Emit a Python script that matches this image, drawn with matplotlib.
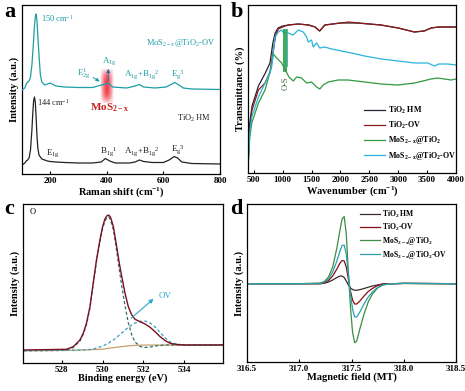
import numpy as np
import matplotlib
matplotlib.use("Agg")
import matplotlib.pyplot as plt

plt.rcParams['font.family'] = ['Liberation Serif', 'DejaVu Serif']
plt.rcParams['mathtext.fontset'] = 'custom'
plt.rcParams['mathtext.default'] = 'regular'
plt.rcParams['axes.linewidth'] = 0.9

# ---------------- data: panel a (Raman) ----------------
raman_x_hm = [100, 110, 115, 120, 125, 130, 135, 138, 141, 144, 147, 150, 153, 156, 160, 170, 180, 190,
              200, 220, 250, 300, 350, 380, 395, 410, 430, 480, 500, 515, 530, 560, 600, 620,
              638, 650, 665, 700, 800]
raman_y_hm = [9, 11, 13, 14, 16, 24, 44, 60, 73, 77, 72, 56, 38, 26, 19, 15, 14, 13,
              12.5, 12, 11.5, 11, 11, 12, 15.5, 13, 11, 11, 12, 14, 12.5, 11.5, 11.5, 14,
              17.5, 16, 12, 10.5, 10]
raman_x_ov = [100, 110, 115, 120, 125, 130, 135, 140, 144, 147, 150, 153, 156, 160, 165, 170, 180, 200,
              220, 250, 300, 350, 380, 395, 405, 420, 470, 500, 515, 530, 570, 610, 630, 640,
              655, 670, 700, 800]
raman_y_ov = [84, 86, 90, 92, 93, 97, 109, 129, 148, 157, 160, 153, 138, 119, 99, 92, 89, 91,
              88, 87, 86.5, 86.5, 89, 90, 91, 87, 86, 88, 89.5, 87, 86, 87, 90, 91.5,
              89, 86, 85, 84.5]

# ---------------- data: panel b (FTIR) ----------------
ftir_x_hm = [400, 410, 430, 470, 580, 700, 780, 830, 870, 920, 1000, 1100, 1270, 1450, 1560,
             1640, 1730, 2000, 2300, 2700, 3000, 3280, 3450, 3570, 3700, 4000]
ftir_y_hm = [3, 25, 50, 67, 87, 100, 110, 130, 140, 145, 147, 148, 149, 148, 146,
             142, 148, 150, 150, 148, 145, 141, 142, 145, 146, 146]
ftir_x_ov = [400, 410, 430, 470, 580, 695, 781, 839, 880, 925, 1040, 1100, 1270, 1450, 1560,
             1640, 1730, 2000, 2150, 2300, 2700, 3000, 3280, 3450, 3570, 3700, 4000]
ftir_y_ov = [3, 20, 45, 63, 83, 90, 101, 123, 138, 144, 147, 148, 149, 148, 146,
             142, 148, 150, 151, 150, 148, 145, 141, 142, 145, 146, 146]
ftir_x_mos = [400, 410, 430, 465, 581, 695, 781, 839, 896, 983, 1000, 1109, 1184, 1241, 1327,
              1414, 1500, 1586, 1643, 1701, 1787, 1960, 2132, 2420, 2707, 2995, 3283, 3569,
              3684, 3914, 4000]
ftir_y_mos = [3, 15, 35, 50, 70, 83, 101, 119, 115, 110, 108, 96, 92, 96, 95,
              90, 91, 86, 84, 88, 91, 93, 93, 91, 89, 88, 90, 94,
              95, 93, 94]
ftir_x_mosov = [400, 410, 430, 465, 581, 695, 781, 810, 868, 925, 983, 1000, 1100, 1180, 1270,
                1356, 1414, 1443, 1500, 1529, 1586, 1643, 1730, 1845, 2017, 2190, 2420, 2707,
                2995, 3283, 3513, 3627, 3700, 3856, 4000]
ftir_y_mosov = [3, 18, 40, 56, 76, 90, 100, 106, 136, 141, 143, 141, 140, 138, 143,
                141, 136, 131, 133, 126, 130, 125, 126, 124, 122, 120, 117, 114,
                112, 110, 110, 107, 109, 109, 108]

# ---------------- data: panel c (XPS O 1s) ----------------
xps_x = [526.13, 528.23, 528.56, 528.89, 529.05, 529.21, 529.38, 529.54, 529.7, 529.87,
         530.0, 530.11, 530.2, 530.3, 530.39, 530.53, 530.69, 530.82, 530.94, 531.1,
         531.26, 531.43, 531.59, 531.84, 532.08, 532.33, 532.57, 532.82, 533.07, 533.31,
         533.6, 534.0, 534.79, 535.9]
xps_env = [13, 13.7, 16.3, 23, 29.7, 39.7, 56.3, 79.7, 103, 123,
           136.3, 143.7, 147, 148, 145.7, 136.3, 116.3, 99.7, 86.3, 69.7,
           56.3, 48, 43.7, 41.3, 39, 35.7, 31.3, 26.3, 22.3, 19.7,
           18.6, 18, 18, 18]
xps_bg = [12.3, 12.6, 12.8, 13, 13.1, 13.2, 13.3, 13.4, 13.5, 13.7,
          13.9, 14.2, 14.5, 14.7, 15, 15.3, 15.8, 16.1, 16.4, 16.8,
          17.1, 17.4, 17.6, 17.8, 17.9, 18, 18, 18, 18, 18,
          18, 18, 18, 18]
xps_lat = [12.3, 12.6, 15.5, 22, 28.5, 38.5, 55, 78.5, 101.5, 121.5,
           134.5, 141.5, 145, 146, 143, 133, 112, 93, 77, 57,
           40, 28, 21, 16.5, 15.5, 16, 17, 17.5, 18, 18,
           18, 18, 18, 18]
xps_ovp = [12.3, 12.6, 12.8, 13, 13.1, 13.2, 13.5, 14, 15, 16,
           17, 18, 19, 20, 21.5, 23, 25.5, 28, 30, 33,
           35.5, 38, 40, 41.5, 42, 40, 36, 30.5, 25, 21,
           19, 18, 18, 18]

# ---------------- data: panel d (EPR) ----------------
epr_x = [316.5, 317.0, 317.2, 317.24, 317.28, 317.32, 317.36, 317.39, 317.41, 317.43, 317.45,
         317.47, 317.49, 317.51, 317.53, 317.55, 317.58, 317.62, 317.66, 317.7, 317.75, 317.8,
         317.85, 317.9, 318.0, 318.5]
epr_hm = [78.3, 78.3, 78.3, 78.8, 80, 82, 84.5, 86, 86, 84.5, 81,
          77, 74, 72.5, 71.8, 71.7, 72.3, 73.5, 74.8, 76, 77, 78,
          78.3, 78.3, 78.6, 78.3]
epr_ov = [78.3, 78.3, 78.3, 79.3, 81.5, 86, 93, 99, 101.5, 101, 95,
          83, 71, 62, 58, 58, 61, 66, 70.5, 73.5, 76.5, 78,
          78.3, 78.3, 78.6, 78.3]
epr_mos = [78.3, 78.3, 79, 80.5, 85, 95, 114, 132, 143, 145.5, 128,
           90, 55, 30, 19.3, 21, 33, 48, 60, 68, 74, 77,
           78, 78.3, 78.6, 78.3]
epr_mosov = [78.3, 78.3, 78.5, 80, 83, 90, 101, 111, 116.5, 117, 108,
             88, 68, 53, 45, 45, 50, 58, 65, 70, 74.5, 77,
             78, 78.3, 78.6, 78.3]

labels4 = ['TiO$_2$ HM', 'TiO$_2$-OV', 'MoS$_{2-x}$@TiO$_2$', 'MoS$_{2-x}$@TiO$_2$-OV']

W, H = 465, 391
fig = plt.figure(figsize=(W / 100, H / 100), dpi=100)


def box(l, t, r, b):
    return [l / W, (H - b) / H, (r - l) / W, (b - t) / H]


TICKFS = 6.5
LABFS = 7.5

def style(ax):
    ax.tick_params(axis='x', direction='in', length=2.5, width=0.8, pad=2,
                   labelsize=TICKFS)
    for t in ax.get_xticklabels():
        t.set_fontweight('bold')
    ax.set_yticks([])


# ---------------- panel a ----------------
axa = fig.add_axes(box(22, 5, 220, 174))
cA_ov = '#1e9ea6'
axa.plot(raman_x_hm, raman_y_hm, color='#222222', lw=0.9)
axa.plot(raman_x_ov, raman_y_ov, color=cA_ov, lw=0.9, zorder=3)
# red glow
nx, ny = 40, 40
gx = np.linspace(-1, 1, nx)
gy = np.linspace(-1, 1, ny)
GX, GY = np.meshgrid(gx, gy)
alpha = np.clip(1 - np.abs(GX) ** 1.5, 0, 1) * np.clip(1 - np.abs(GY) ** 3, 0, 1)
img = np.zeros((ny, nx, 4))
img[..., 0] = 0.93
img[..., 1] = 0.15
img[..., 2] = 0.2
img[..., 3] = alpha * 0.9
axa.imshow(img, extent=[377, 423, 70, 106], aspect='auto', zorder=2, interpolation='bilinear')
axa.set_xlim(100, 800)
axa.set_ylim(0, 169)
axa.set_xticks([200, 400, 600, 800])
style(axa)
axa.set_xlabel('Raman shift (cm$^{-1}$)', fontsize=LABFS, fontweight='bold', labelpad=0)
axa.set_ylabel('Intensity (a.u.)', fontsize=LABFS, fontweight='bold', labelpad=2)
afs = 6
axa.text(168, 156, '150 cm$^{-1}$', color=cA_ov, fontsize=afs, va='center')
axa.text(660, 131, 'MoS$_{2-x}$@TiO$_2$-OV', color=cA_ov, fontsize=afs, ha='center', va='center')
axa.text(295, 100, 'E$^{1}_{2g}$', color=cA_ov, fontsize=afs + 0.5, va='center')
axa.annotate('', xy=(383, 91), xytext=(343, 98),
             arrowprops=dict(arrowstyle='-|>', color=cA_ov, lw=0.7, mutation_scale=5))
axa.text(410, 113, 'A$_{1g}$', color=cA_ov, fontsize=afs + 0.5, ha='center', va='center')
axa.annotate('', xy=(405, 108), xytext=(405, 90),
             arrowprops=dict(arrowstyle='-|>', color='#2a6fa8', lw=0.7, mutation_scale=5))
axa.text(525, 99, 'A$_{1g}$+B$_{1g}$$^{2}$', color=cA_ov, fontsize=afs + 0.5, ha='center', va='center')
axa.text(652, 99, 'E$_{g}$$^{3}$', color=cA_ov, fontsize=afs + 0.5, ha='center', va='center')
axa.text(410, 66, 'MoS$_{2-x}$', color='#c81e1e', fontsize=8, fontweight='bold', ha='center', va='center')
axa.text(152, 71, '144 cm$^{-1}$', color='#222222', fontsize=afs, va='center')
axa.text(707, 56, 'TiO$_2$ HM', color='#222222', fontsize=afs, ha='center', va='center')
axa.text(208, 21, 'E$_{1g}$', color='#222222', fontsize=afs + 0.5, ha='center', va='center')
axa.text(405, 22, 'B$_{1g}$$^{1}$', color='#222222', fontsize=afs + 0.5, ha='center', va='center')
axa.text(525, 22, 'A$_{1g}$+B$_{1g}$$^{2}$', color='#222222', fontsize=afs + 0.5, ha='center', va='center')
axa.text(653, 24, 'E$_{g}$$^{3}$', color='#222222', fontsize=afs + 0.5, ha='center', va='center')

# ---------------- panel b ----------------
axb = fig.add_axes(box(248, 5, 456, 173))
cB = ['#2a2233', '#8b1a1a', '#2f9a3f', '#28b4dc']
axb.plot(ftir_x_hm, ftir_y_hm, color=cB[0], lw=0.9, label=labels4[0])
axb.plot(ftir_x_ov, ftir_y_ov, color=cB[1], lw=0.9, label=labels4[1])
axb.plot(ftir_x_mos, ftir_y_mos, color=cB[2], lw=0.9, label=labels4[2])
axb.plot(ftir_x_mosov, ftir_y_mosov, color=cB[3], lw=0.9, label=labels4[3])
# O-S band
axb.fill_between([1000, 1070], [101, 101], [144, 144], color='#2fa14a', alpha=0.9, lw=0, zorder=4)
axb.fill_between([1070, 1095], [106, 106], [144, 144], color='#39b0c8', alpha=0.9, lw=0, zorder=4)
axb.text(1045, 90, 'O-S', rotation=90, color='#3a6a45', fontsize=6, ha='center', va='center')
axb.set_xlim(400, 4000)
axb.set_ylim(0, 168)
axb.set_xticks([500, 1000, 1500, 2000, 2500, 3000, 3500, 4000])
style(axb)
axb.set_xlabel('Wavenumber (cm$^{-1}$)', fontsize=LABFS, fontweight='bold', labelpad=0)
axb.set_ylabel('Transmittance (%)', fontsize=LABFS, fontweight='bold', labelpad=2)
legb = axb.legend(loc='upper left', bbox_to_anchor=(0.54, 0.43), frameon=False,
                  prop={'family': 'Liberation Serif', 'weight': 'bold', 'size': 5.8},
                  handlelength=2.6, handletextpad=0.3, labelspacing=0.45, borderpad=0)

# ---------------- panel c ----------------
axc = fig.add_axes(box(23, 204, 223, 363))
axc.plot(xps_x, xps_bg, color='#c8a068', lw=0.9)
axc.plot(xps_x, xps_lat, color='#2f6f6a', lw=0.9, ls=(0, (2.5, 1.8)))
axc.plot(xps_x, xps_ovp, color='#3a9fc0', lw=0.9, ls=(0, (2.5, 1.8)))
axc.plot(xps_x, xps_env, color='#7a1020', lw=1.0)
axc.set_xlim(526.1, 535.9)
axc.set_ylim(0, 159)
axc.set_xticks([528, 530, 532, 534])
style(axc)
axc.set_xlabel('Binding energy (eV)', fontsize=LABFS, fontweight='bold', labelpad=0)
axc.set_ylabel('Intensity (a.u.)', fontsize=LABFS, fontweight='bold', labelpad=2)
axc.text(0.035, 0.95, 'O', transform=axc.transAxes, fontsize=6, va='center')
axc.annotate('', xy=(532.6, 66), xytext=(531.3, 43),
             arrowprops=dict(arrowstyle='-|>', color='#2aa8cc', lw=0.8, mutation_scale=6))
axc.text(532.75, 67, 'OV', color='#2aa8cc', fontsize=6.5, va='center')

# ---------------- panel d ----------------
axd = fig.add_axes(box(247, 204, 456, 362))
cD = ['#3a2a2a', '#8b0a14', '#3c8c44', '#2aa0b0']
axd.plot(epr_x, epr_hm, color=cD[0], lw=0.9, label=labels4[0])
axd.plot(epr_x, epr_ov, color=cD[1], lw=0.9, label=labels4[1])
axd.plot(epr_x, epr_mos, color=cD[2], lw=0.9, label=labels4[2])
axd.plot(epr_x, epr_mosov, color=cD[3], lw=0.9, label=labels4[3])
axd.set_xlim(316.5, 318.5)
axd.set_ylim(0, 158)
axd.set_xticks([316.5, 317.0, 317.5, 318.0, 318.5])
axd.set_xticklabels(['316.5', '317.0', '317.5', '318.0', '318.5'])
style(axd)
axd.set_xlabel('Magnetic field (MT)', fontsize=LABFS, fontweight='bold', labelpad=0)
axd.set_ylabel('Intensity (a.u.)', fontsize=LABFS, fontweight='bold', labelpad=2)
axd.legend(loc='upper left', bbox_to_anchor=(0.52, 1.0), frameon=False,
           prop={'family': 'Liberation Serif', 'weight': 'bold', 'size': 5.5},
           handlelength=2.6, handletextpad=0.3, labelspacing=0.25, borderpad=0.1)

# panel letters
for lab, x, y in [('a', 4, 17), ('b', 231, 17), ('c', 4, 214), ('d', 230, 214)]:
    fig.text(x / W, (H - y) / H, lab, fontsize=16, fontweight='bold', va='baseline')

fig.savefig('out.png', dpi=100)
----
## SHORT TASK
Restate each line from the start of the listing through the line bearing "plt.rcParams['axes.linewidth'] = 0.9" word for word. Drop the pictures.

## TASK SOLUTION
Emit a Python script that matches this image, drawn with matplotlib.
import numpy as np
import matplotlib
matplotlib.use("Agg")
import matplotlib.pyplot as plt

plt.rcParams['font.family'] = ['Liberation Serif', 'DejaVu Serif']
plt.rcParams['mathtext.fontset'] = 'custom'
plt.rcParams['mathtext.default'] = 'regular'
plt.rcParams['axes.linewidth'] = 0.9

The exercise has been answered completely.